ARTIGO DE JOSÉ ALBERTO NOGUEIRA
ste país não é para novos, nem para velhos
Por Alberto Pinto Nogueira
Ao fim de cinco anos, disseram-me que o curso acabara. Fiquei sem
bolsa de estudos e sem dinheiro. Tinha 22 anos. A cair de teso. Sem um
tostão para café ou tabaco. Mais seis longos meses à custa da família
que pouco ou nada tinha. Bati a algumas portas de advogados. Estágio
sim, mas gratuito. Requerimentos para aqui e para ali.
Num meio dia de princípios de Junho de 1971, recebi uma carta do
Ministério da Justiça. Tinha um ofício que transcrevia um despacho do
ministro, informava que me tinha nomeado Delegado do Procurador da
República interino na comarca de Moimenta da Beira.
A minha vida de magistrado do Ministério Público durante cerca de 42
anos começou aí. Vivia ainda em Lisboa, numa residência universitária.
Não tinha a mais ínfima ideia onde ficaria Moimenta da Beira.
Inquiri de um colega mais letrado. Terra de Aquilino Ribeiro, de
Quando os Lobos Uivam. Livro proibido que lera às ocultas na
faculdade.
Pousei em Moimenta num tarde tórrida de Verão de 1971, após dia e meio
de viagens de comboio até à Régua. Depois carreira. Uma rua, poucas
ruelas, um restaurante, o Tamariz, um edifício enorme a cair. Era o
tribunal e outras repartições do Estado. No Verão, o meu "gabinete"
era de um calor ofegante, povoado por milhões de moscas. No Inverno,
um frio gélido, insuportável. Poucos fins-de-semana que a neve impedia
o trânsito. Terra de gente simples. Quase todos pobres. Aquilino o
descreveu muitas vezes.
Andei por lá uns dois anos. Numa solidão que enganava e amolecia de
paleio com o juiz, os funcionários e advogados. Falava com os
processos crime, os inventários obrigatórios, as investigações de
paternidade, os processos de baldios e comigo. Não havia ninguém.
Montanhas de pedras escuras, enormes, esvoaçadas por aves negras,
também enormes. Metiam medo. Numa ou outra diligência a Sernancelhe,
as pessoas recolhiam a casa, espreitavam pelos buracos feitos janelas.
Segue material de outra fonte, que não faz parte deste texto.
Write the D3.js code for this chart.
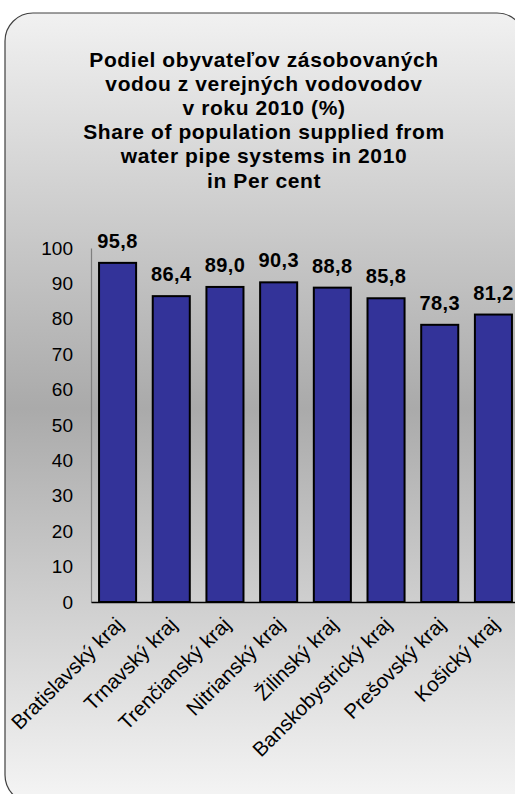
<!DOCTYPE html>
<html>
<head>
<meta charset="utf-8">
<script src="https://cdn.jsdelivr.net/npm/d3@7"></script>
<style>
html,body{margin:0;padding:0;background:#fff;}
svg{display:block;}
text{font-family:"Liberation Sans", Arial, sans-serif;}
</style>
</head>
<body>
<svg id="chart" width="515" height="794"></svg>
<script>
const categories = ["Bratislavský kraj","Trnavský kraj","Trenčianský kraj","Nitrianský kraj","Žilinský kraj","Banskobystrický kraj","Prešovský kraj","Košický kraj"];
const values = [95.8, 86.4, 89.0, 90.3, 88.8, 85.8, 78.3, 81.2];
const yTicks = [0,10,20,30,40,50,60,70,80,90,100];
const titleLines = ["Podiel obyvateľov zásobovaných","vodou z verejných vodovodov","v roku 2010 (%)","Share of population supplied from","water pipe systems in 2010","in Per cent"];

const svg = d3.select("#chart");
const defs = svg.append("defs");
const grad = defs.append("linearGradient").attr("id","bg").attr("x1",0).attr("y1",0).attr("x2",0).attr("y2",1);
grad.append("stop").attr("offset","0%").attr("stop-color","#f1f1f1");
grad.append("stop").attr("offset","50%").attr("stop-color","#aaaaaa");
grad.append("stop").attr("offset","100%").attr("stop-color","#f5f5f5");

svg.append("rect").attr("x",5).attr("y",13).attr("width",520).attr("height",790)
  .attr("rx",28).attr("ry",28).attr("fill","url(#bg)").attr("stroke","#404040").attr("stroke-width",1.2);

// title
const title = svg.append("text").attr("text-anchor","middle").attr("font-weight","bold")
  .attr("font-size",21).attr("letter-spacing",0.6).attr("fill","#000");
titleLines.forEach((t,i)=>{
  title.append("tspan").attr("x",264).attr("y",66.5+i*24.2).text(t);
});

const x = d3.scaleBand().domain(categories).range([91,520]).paddingInner(0.31).paddingOuter(0.15);
const y = d3.scaleLinear().domain([0,100]).range([602,248]);

// y axis
const yAxis = svg.append("g").attr("transform","translate(91,0)")
  .call(d3.axisLeft(y).tickValues(yTicks).tickSize(0).tickPadding(18));
yAxis.select(".domain").attr("stroke","#7f7f7f").attr("stroke-width",1.2);
yAxis.selectAll("text").attr("font-size",19).attr("fill","#000").attr("font-family","Liberation Sans, Arial, sans-serif");

// bars
svg.append("g").selectAll("rect").data(values).join("rect")
  .attr("x",(d,i)=>x(categories[i]))
  .attr("y",d=>y(d))
  .attr("width",x.bandwidth())
  .attr("height",d=>y(0)-y(d))
  .attr("fill","#333399").attr("stroke","#000").attr("stroke-width",2);

// x axis
const xAxis = svg.append("g").attr("transform","translate(0,602)")
  .call(d3.axisBottom(x).tickSize(0).tickFormat(""));
xAxis.select(".domain").attr("stroke","#000").attr("stroke-width",1.5);

// value labels
svg.append("g").selectAll("text").data(values).join("text")
  .attr("x",(d,i)=>x(categories[i])+x.bandwidth()/2)
  .attr("y",d=>y(d)-15)
  .attr("text-anchor","middle").attr("font-weight","bold").attr("font-size",20)
  .attr("letter-spacing",0.4)
  .text(d=>d3.format(".1f")(d).replace(".",","));

// category labels
svg.append("g").selectAll("text").data(categories).join("text")
  .attr("transform",d=>`translate(${x(d)+x.bandwidth()/2+7},${626}) rotate(-45)`)
  .attr("text-anchor","end").attr("font-size",20.5).attr("fill","#000")
  .text(d=>d);
</script>
</body>
</html>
Com razão, que os do tribunal representavam ou eram mesmo o poder.
O Estado era certinho a pagar vencimentos.
Havia poucos descontos. Para a Caixa Geral de Aposentações (CGA),
sempre. Nunca as Finanças se esqueceram, e bem, de descontar o que
iria garantir a minha reforma. Quando chegasse a doente ou o
calendário não me permitisse trabalhar com a mesma energia e
produtividade.
Foi assim cerca de 42 anos. A remuneração do meu trabalho foi objecto
dos descontos que a Lei determinou para a minha reforma. Era o
mealheiro, o seguro de vida.
Nunca me passou pela cabeça que um Governo viesse trair o contrato que
vigorou mais de 40 anos. Comigo e com milhões de cidadãos, que hoje me
tratasse como se tivesse sido um criminoso ao exercer as funções que
exerci. Inscrevesse no meu certificado do registo criminal um crime
hediondo: "Pensionista"!
A rondar a delinquência, governos sucessivos usaram dezenas de anos a
fio, às ocultas, como ladrão, os cofres da CGA para o que lhes
apeteceu. Dela retiraram contribuintes. Não entregaram milhares de
milhões na mesma como entidade patronal.
Responsabilizam os pensionistas pelo descalabro que criaram. Sempre
ávidos e famintos de cortes e mais cortes nas pensões e reformas!
José Manuel Fernandes, de parceria com Helena Matos, escreveu que Este
País Não é Para Jovens. Nem para velhos.
É para mercados, bancos, swaps, parcerias público-privadas, perdões
fiscais, clientelismos. Negócios sujos.